Okay, so you see "user > real" on a UP box running an SMP kernel.
First, I'm not really familiar with this part of the kernel, but as I
understand things (and others will correct me if I'm wrong) ...
The "real time" is calculated by subtracting the "gettimeofday" before
and after running the process. The "user" and "system" times are
sampled times updated every timer tick.
A discrepancy of a hundredth of a second is perfectly normal.
"gettimeofday" uses a neat trick to get microsecond accuracy, but the
user and system times only have one timer tick (1/HZ=.01sec on i386)
resolution. For this reason, any CPU intensive program can give
slightly (within .01sec or so) higher user than real:
buhr@saurus:~/src/cpuburn/cpuburn-1.2$ time ./burnP6
real 0m6.438s
user 0m6.440s
sys 0m0.000s
^C
buhr@saurus:~/src/cpuburn/cpuburn-1.2$
If your discrepancy is bigger than a couple hundredths of second, it
gets more complicated.
In an SMP kernel, the jiffies are updated by the "do_timer" function,
and the timer bottom half uses the jiffies to update the time of day.

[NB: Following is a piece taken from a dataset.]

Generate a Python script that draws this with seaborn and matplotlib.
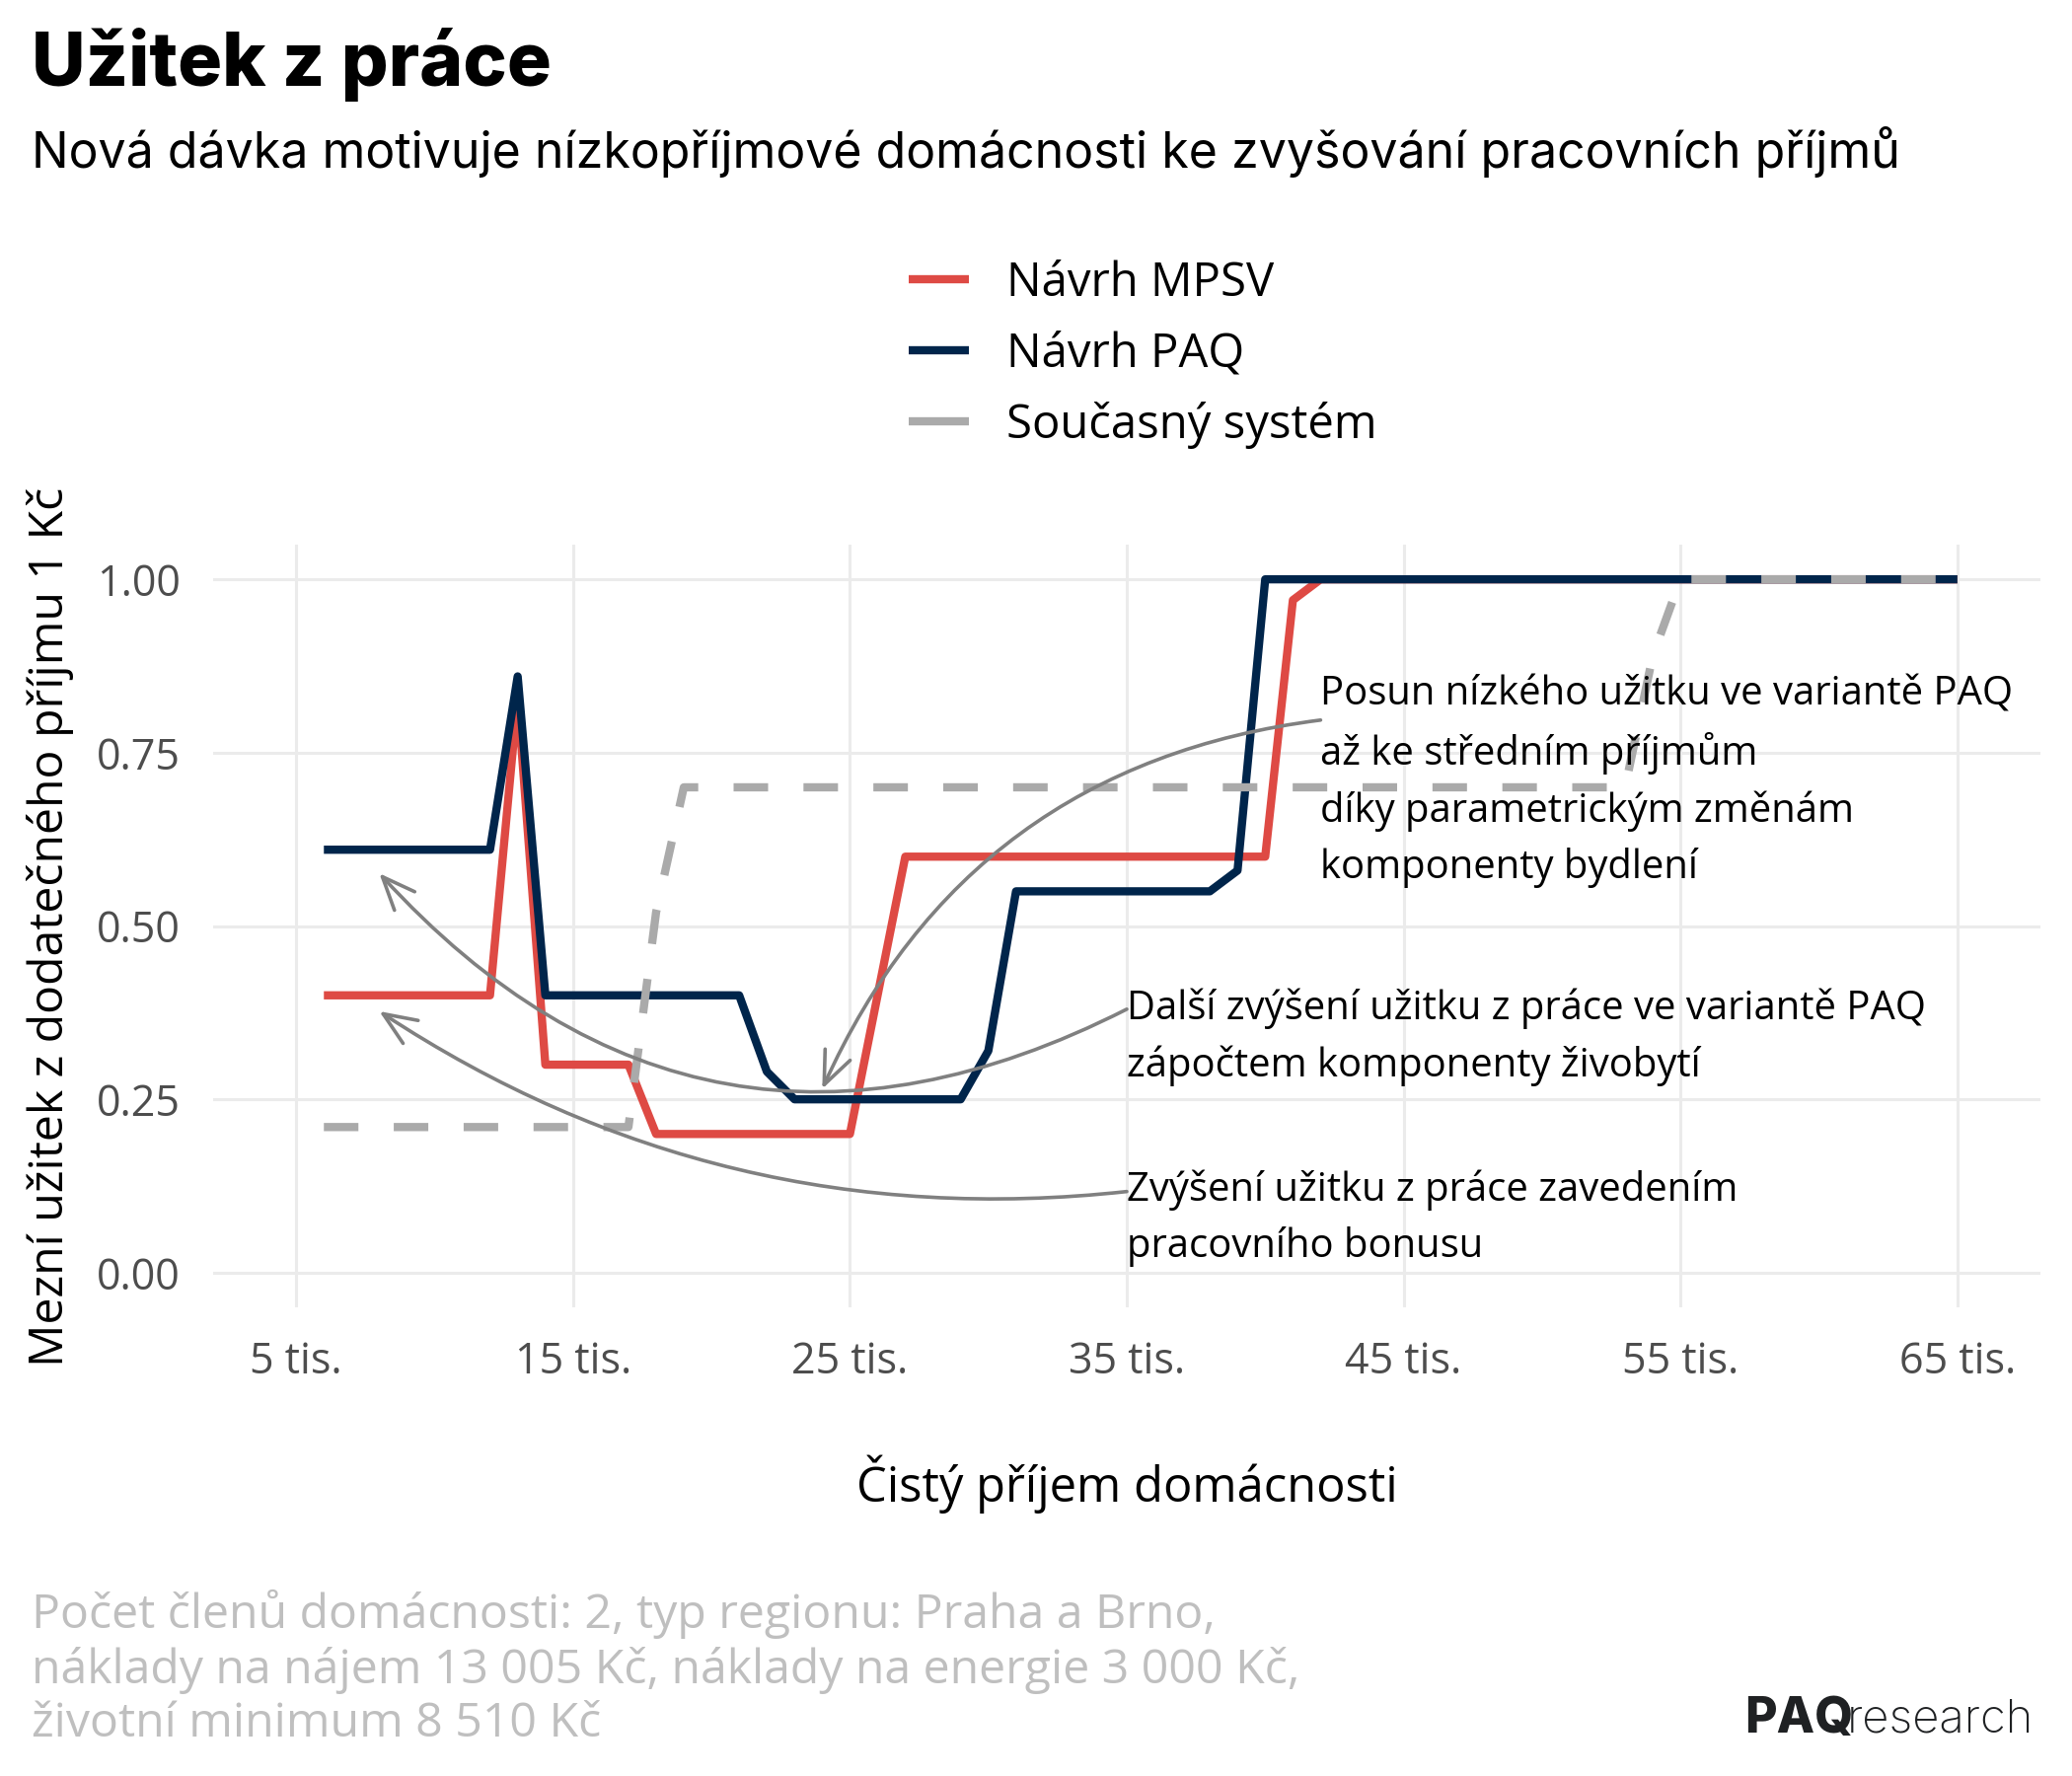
import numpy as np
import pandas as pd
import matplotlib
matplotlib.use("Agg")
import matplotlib.pyplot as plt
from matplotlib.lines import Line2D
import seaborn as sns

# Data (net household income in thousands CZK, marginal utility of 1 CZK)
mpsv_x = [6, 12, 13, 14, 17, 18, 25, 27, 40, 41, 42, 65]
mpsv_y = [0.40, 0.40, 0.83, 0.30, 0.30, 0.20, 0.20, 0.60, 0.60, 0.97, 1.00, 1.00]

paq_x = [6, 12, 13, 14, 21, 22, 23, 29, 30, 31, 38, 39, 40, 65]
paq_y = [0.61, 0.61, 0.86, 0.40, 0.40, 0.29, 0.25, 0.25, 0.32, 0.55, 0.55, 0.58, 1.00, 1.00]

cur_x = [6, 17, 18, 19, 53, 54, 55, 65]
cur_y = [0.21, 0.21, 0.52, 0.70, 0.70, 0.89, 1.00, 1.00]

series_names = ["Návrh MPSV", "Návrh PAQ", "Současný systém"]
series_colors = ["#DE4A44", "#00254B", "#AAAAAA"]

x_ticks = [5, 15, 25, 35, 45, 55, 65]
x_tick_labels = ["5 tis.", "15 tis.", "25 tis.", "35 tis.", "45 tis.", "55 tis.", "65 tis."]
y_ticks = [0.0, 0.25, 0.5, 0.75, 1.0]
y_tick_labels = ["0.00", "0.25", "0.50", "0.75", "1.00"]

# Set style
sns.set_theme(style="white")
plt.rcParams["font.family"] = ["Open Sans", "DejaVu Sans"]
plt.rcParams["text.color"] = "black"

fig = plt.figure(figsize=(10.5, 9), dpi=200)
ax = fig.add_axes([0.10286, 0.26389, 0.88190, 0.42944])

# Lines
df_mpsv = pd.DataFrame({"x": mpsv_x, "y": mpsv_y})
df_paq = pd.DataFrame({"x": paq_x, "y": paq_y})
df_cur = pd.DataFrame({"x": cur_x, "y": cur_y})

lw = 3.0
sns.lineplot(data=df_mpsv, x="x", y="y", ax=ax, color=series_colors[0], linewidth=lw,
             estimator=None, sort=False, zorder=3,
             solid_capstyle="butt", solid_joinstyle="round")
sns.lineplot(data=df_paq, x="x", y="y", ax=ax, color=series_colors[1], linewidth=lw,
             estimator=None, sort=False, zorder=4,
             solid_capstyle="butt", solid_joinstyle="round")
sns.lineplot(data=df_cur, x="x", y="y", ax=ax, color=series_colors[2], linewidth=lw,
             estimator=None, sort=False, zorder=5)
ax.lines[-1].set_linestyle((0, (4.2, 4.3)))
ax.lines[-1].set_dash_capstyle("butt")
ax.lines[-1].set_dash_joinstyle("round")

# Axes styling
ax.set_xlim(2, 68)
ax.set_ylim(-0.05, 1.05)
ax.set_xticks(x_ticks)
ax.set_xticklabels(x_tick_labels)
ax.set_yticks(y_ticks)
ax.set_yticklabels(y_tick_labels)
ax.tick_params(axis="both", length=0, pad=12, labelsize=15.5, labelcolor="#4D4D4D")
ax.grid(True, color="#EBEBEB", linewidth=1.1)
ax.set_axisbelow(True)
for s in ax.spines.values():
    s.set_visible(False)
ax.set_xlabel("")
ax.set_ylabel("")

fig.text(0.5438, 0.1644, "Čistý příjem domácnosti", ha="center", va="center", fontsize=17.6)
fig.text(0.0243, 0.478, "Mezní užitek z dodatečného příjmu 1 Kč", ha="center", va="center",
         rotation=90, fontsize=17.4)

# Legend (solid keys, as in the original)
handles = [Line2D([], [], color=c, linewidth=lw, solid_capstyle="butt") for c in series_colors]
fig.legend(handles, series_names, loc="upper left", bbox_to_anchor=(0.4386, 0.8537), frameon=False,
           fontsize=17, handlelength=1.3, handletextpad=0.8, labelspacing=0.51,
           borderpad=0, borderaxespad=0)

# Annotations
arrow_style = dict(arrowstyle="->,head_length=0.6,head_width=0.25", color="#808080",
                   lw=1.3, shrinkA=0, shrinkB=0, mutation_scale=20)
note_kw = dict(ha="left", va="center", fontsize=14.4, linespacing=1.52, zorder=6)

ax.text(42.0, 0.7085, "Posun nízkého užitku ve variantě PAQ\naž ke středním příjmům\n"
        "díky parametrickým změnám\nkomponenty bydlení", **note_kw)
ax.annotate("", xy=(24.0, 0.265), xytext=(42.0, 0.797),
            arrowprops=dict(connectionstyle="arc3,rad=0.28", **arrow_style), zorder=6)

ax.text(35.0, 0.339, "Další zvýšení užitku z práce ve variantě PAQ\nzápočtem komponenty živobytí",
        **note_kw)
ax.annotate("", xy=(8.0, 0.576), xytext=(35.0, 0.38),
            arrowprops=dict(connectionstyle="arc3,rad=-0.38", **arrow_style), zorder=6)

ax.text(35.0, 0.079, "Zvýšení užitku z práce zavedením\npracovního bonusu", **note_kw)
ax.annotate("", xy=(8.0, 0.377), xytext=(35.0, 0.117),
            arrowprops=dict(connectionstyle="arc3,rad=-0.18", **arrow_style), zorder=6)

# Titles
fig.text(0.0152, 1 - 87 / 1800, "Užitek z práce", ha="left", va="baseline",
         fontsize=27, fontweight="heavy", color="black", family=["Inter", "DejaVu Sans"])
fig.text(0.0152, 1 - 170 / 1800, "Nová dávka motivuje nízkopříjmové domácnosti ke zvyšování pracovních příjmů",
         ha="left", va="baseline", fontsize=18, color="black", family=["Inter", "DejaVu Sans"])

# Caption
fig.text(0.0152, 1 - 1611 / 1800,
         "Počet členů domácnosti: 2, typ regionu: Praha a Brno,\n"
         "náklady na nájem 13 005 Kč, náklady na energie 3 000 Kč,\n"
         "životní minimum 8 510 Kč",
         ha="left", va="top", fontsize=17.4, color="#BFBFBF", linespacing=1.2)

# Logo
fig.text(1768 / 2100, 1 - 1756 / 1800, "PAQ", ha="left", va="baseline", fontsize=18,
         fontweight="heavy", color="#1F2123", family=["Inter", "DejaVu Sans"])
fig.text(1872 / 2100, 1 - 1756 / 1800, "research", ha="left", va="baseline", fontsize=17,
         fontweight="light", color="#1F2123", family=["Inter", "DejaVu Sans"])

fig.savefig("out.png", dpi=200)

On the other hand, the user and system times are updated by the
"smp_local_timer_interrupt".
On an SMP motherboard (one with an APIC), "do_timer" is invoked by
timer ticks from the dedicated timer chip, but "smp_local_timer_
interrupt" is invoked by a timer on the APIC chip. These two timers
will run at nearly the same speed (HZ times per second), but not
exactly. If the APIC timer is significantly faster, you can have
user+system>real on an SMP motherboard, even though it only has one
processor installed!
So, the first question is, does your "UP" box really have a UP-only
motherboard? That is, in your bootup messages, do you see a line like
this:
Mar 5 15:32:28 mozart kernel: SMP motherboard not detected. Using
dummy APIC emulation.
If you don't see such a line, this might be the problem: the real time
is based on a different timer than the user and system times.
I believe the APIC timer is based on bus frequency. If you're over-
or under-clocking your board, you may see huge discrepancies.

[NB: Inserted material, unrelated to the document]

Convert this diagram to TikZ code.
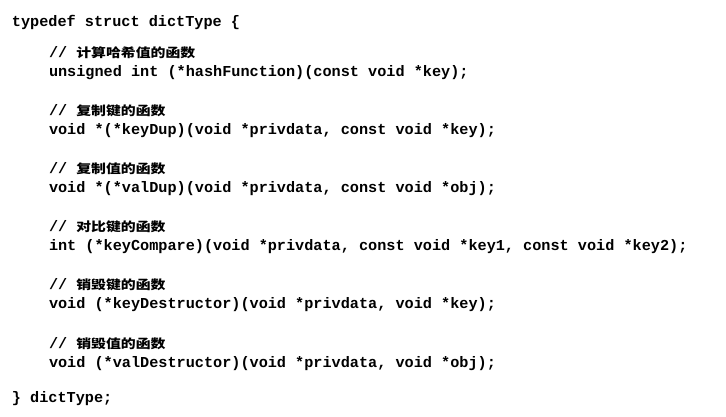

If you *do* see the emulation message, then "do_timer" and
"smp_local_timer_interrupt" are both called exactly once on every
timer tick, so there is no discrepancy possible there.
However, the "gettimeofday" time isn't just based on the jiffies
count. The time adjustment parameters (set by the adjtimex(2) system
call) can modify the "gettimeofday" time away from what would normally
be calculated from jiffies alone. If you are running a time daemon,
like NTP, if you've run "ntpdate" at bootup and a time adjustment is
in progress, or if you've used the "adjtimex" utility directly to make
your system clock more accurate, then that could also account for the
discrepancy.
In any event, if the discrepancy is large: if user, for a
single-threaded process, exceeds the real time by more than 1% (or a
few hundredths of a second, whichever is greater) on any system, I
think this indicates a serious problem.